Tais modificações, apesar de regularem a resolução do contrato e a devolução integral do que foi pago e o prazo para tal, mas que os tribunais já decidiam em favor do consumidor – destacando que os contratos muitas vezes estabeleciam a devolução parcial e ainda no final da obra – o novo dispositivo legal trouxe um inegável prejuízo ao consumidor: uma “permissão” para livremente atrasar a entrega do imóvel em seis (06) meses sem qualquer punição ao incorporador.
Essa “permissão” legal traz um sério problema, pois deixa sem proteção o consumidor, quando em decorrência desse atraso, ocorrer danos materiais (com pagamento de aluguel, por exemplo) ou danos morais (a família ficar acomodada em situação precária).
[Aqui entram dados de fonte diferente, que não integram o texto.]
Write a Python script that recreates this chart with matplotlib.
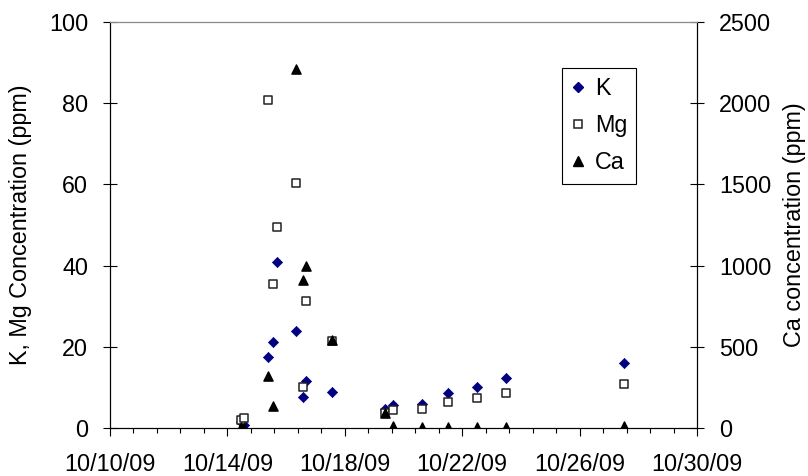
import numpy as np
import pandas as pd
import matplotlib
matplotlib.use('Agg')
import matplotlib.pyplot as plt
import matplotlib.dates as mdates
from matplotlib.lines import Line2D

plt.rcParams['font.family'] = ['Liberation Sans', 'DejaVu Sans']

# Sampling times
times = pd.to_datetime([
    '2009-10-14 10:48', '2009-10-14 13:55', '2009-10-15 08:53', '2009-10-15 13:26',
    '2009-10-15 16:48', '2009-10-16 08:10', '2009-10-16 13:55', '2009-10-16 16:05',
    '2009-10-17 13:12', '2009-10-19 08:53', '2009-10-19 15:07', '2009-10-20 15:22',
    '2009-10-21 12:29', '2009-10-22 12:14', '2009-10-23 11:31', '2009-10-27 12:00',
])

# Concentrations (ppm)
k_vals = [1.5, 0.8, 17.6, 21.2, 40.9, 24.0, 7.6, 11.6, 8.9, 4.6, 5.7, 6.0, 8.5, 10.2, 12.2, 15.9]
mg_vals = [2.0, 2.4, 80.8, 35.5, 49.4, 60.4, 10.2, 31.4, 21.4, 3.8, 4.4, 4.7, 6.4, 7.5, 8.7, 10.8]
ca_vals = [8, 2, 322, 137, np.nan, 2211, 911, 998, 542, 95, 15, 5, 5, 5, 5, 10]

major_ticks = pd.date_range('2009-10-10', '2009-10-30', freq='4D')
minor_ticks = pd.date_range('2009-10-10', '2009-10-30', freq='1152min')

FS = 16.8
K_COLOR = '#000080'

fig = plt.figure(figsize=(8.08, 4.76), dpi=100)
ax = fig.add_axes([110 / 808, 48 / 476, 587 / 808, 406 / 476])
ax2 = ax.twinx()

ax.scatter(times, k_vals, marker='D', s=27, color=K_COLOR, edgecolors=K_COLOR,
           linewidths=0.5, zorder=3)
ax.scatter(times, mg_vals, marker='s', s=32, facecolors='white', edgecolors='#222222',
           linewidths=1.1, zorder=4)
ax2.scatter(times, ca_vals, marker='^', s=44, color='black', zorder=5)

ax.set_xlim(pd.Timestamp('2009-10-10'), pd.Timestamp('2009-10-30'))
ax.set_ylim(0, 100)
ax2.set_ylim(0, 2500)
ax.set_yticks(np.arange(0, 101, 20))
ax2.set_yticks(np.arange(0, 2501, 500))

ax.set_xticks(major_ticks)
ax.set_xticks(minor_ticks, minor=True)
ax.xaxis.set_major_formatter(mdates.DateFormatter('%m/%d/%y'))

for a in (ax, ax2):
    a.tick_params(axis='y', direction='inout', length=9.4, width=0.8, labelsize=FS, pad=11)
    for side in ('left', 'right', 'bottom'):
        a.spines[side].set_linewidth(0.8)
        a.spines[side].set_color('black')
    a.spines['top'].set_color('#888888')
    a.spines['top'].set_linewidth(0.8)
ax.tick_params(axis='x', which='major', direction='out', length=6, width=0.8,
               labelsize=FS, pad=12)
ax.tick_params(axis='x', which='minor', direction='out', length=3.8, width=0.8)

ax.set_ylabel('K, Mg Concentration (ppm)', fontsize=FS)
ax.yaxis.set_label_coords(-0.133, 0.5)
ax2.set_ylabel('Ca concentration (ppm)', fontsize=FS, rotation=90)
ax2.yaxis.set_label_coords(1.1465, 0.5)

handles = [
    Line2D([], [], ls='none', marker='D', ms=4.8, color=K_COLOR),
    Line2D([], [], ls='none', marker='s', ms=5.5, mfc='white', mec='#222222', mew=1.1),
    Line2D([], [], ls='none', marker='^', ms=6.5, color='black'),
]
leg = ax2.legend(handles, ['K', 'Mg', 'Ca'], loc='upper left',
                 bbox_to_anchor=(0.770, 0.887), borderaxespad=0, fontsize=FS,
                 frameon=True, fancybox=False, framealpha=1, edgecolor='black',
                 handlelength=0.6, handletextpad=0.4, borderpad=0.4, labelspacing=0.6)
leg.get_frame().set_linewidth(0.8)

fig.savefig('out.png', dpi=100)
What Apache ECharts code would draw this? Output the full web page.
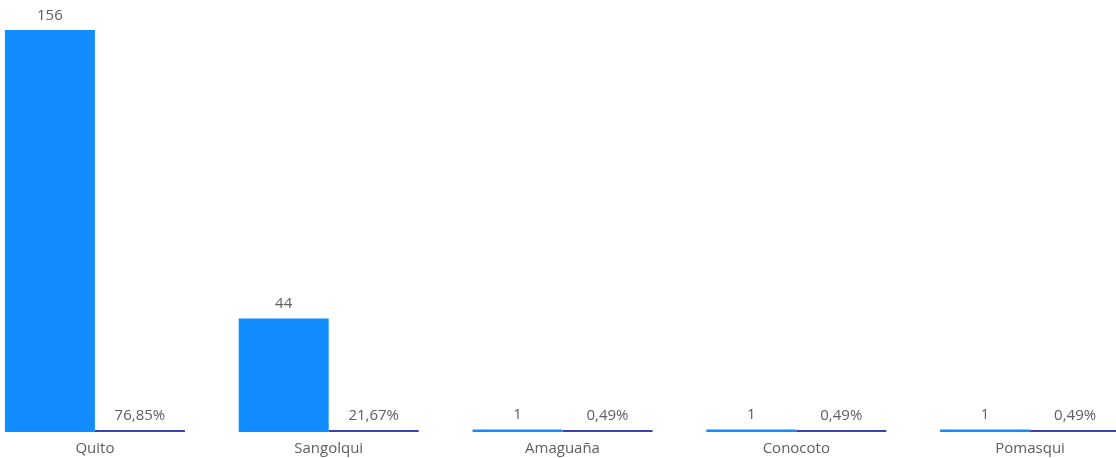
<!DOCTYPE html>
<html>
<head>
<meta charset="utf-8">
<script src="https://cdn.jsdelivr.net/npm/echarts@6/dist/echarts.min.js"></script>
<style>
  html, body { margin: 0; padding: 0; background: #ffffff; }
  #chart { width: 1116px; height: 458px; }
</style>
</head>
<body>
<div id="chart"></div>
<script>
// Cities, record counts and each city's share of the total
const categories = ['Quito', 'Sangolqui', 'Amaguaña', 'Conocoto', 'Pomasqui'];
const counts = [156, 44, 1, 1, 1];
const shares = [0.7685, 0.2167, 0.0049, 0.0049, 0.0049];

const FONT = '"Open Sans", "Noto Sans", sans-serif';
const TEXT_COLOR = '#605E5C';

function formatShare(v) {
  return (v * 100).toFixed(2).replace('.', ',') + '%';
}

const chart = echarts.init(document.getElementById('chart'), null, { renderer: 'canvas' });

chart.setOption({
  animation: false,
  grid: {
    left: -22, right: -31, top: 30, bottom: 26,
    containLabel: false,
    outerBoundsMode: 'none'
  },
  xAxis: {
    type: 'category',
    data: categories,
    axisLine: { show: false },
    axisTick: { show: false },
    axisLabel: {
      color: TEXT_COLOR,
      fontFamily: FONT,
      fontSize: 15,
      margin: 9
    }
  },
  yAxis: {
    type: 'value',
    min: 0,
    max: 156,
    show: false,
    splitLine: { show: false }
  },
  series: [
    {
      name: 'Cantidad',
      type: 'bar',
      data: counts,
      barWidth: 90,
      barGap: '0%',
      barMinHeight: 2,
      itemStyle: { color: '#118DFF' },
      label: {
        show: true,
        position: 'top',
        distance: 7,
        color: TEXT_COLOR,
        fontFamily: FONT,
        fontSize: 15
      }
    },
    {
      name: 'Porcentaje',
      type: 'bar',
      data: shares,
      barWidth: 90,
      barGap: '0%',
      barMinHeight: 2,
      itemStyle: { color: '#3A40B4' },
      label: {
        show: true,
        position: 'top',
        distance: 7,
        color: TEXT_COLOR,
        fontFamily: FONT,
        fontSize: 15,
        formatter: p => formatShare(p.value)
      }
    }
  ]
});
</script>
</body>
</html>
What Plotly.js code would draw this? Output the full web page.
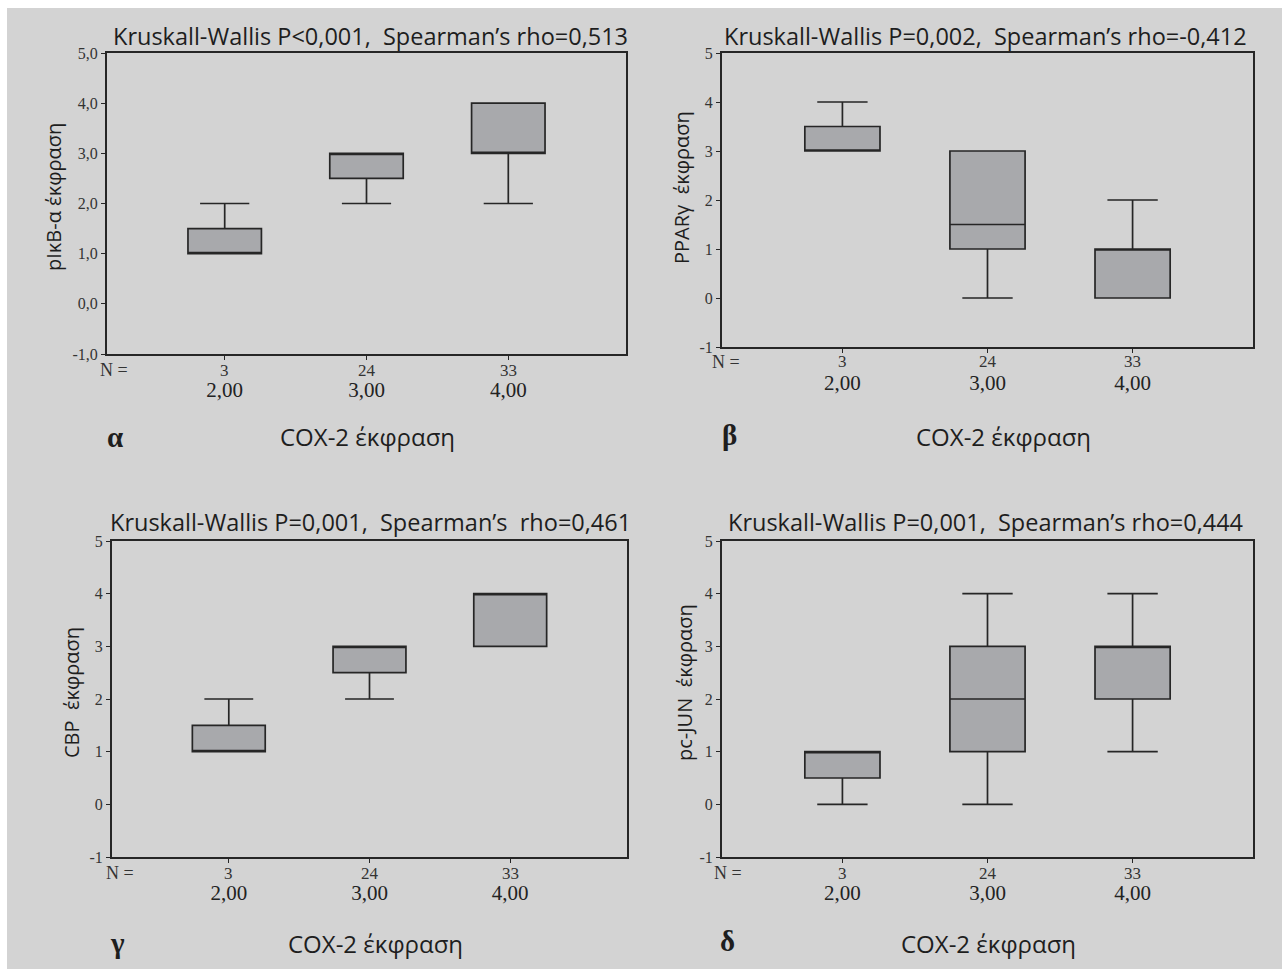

Ou seja, as demandas judiciais em razão dos atrasos na entrega do imóvel, a meu ver, com o tempo, continuarão a fazer parte da rotina do Poder Judiciário.
Portanto,
quando ocorrer o atraso na entrega da obra, é fundamental uma análise do contrato
e de toda a situação que envolve a situação do consumidor e de sua família,
pois mesmo com o novo dispositivo legal – benéfico ao incorporador – várias
outras questões podem ser objeto de discussão.
Alexandre
Luso de Carvalho
OAB/RS
nº 44.808
[1] STJ, REsp 745079 RJ 2005/0068119-2, 4ª
Turma, Rel. Min. Aldir Passarinho Júnior, julgado em06.11.2007, publicado no DJ
em 10.12.2007).
[2] Lei nº 4.591/1964, Art. 43-A. A entrega do imóvel em até 180 (cento e oitenta) dias corridos da data estipulada contratualmente como data prevista para conclusão do empreendimento, desde que expressamente pactuado, de forma clara e destacada, não dará causa à resolução do contrato por parte do adquirente nem ensejará o pagamento de qualquer penalidade pelo incorporador. § 1º. Se a entrega do imóvel ultrapassar o prazo estabelecido no caput deste artigo, desde que o adquirente não tenha dado causa ao atraso, poderá ser promovida por este a resolução do contrato, sem prejuízo da devolução da integralidade de todos os valores pagos e da multa estabelecida, em até 60 (sessenta) dias corridos contados da resolução, corrigidos nos termos do § 8º do art. 67-A desta Lei. § 2º Na hipótese de a entrega do imóvel estender-se por prazo superior àquele previsto no caput deste artigo, e não se tratar de resolução do contrato, será devida ao adquirente adimplente, por ocasião da entrega da unidade, indenização de 1% (um por cento) do valor efetivamente pago à incorporadora, para cada mês de atraso, pro rata die, corrigido monetariamente conforme índice estipulado em contrato. § 3º A multa prevista no § 2º deste artigo, referente a mora no cumprimento da obrigação, em hipótese alguma poderá ser cumulada com a multa estabelecida no § 1º deste artigo, que trata da inexecução total da obrigação.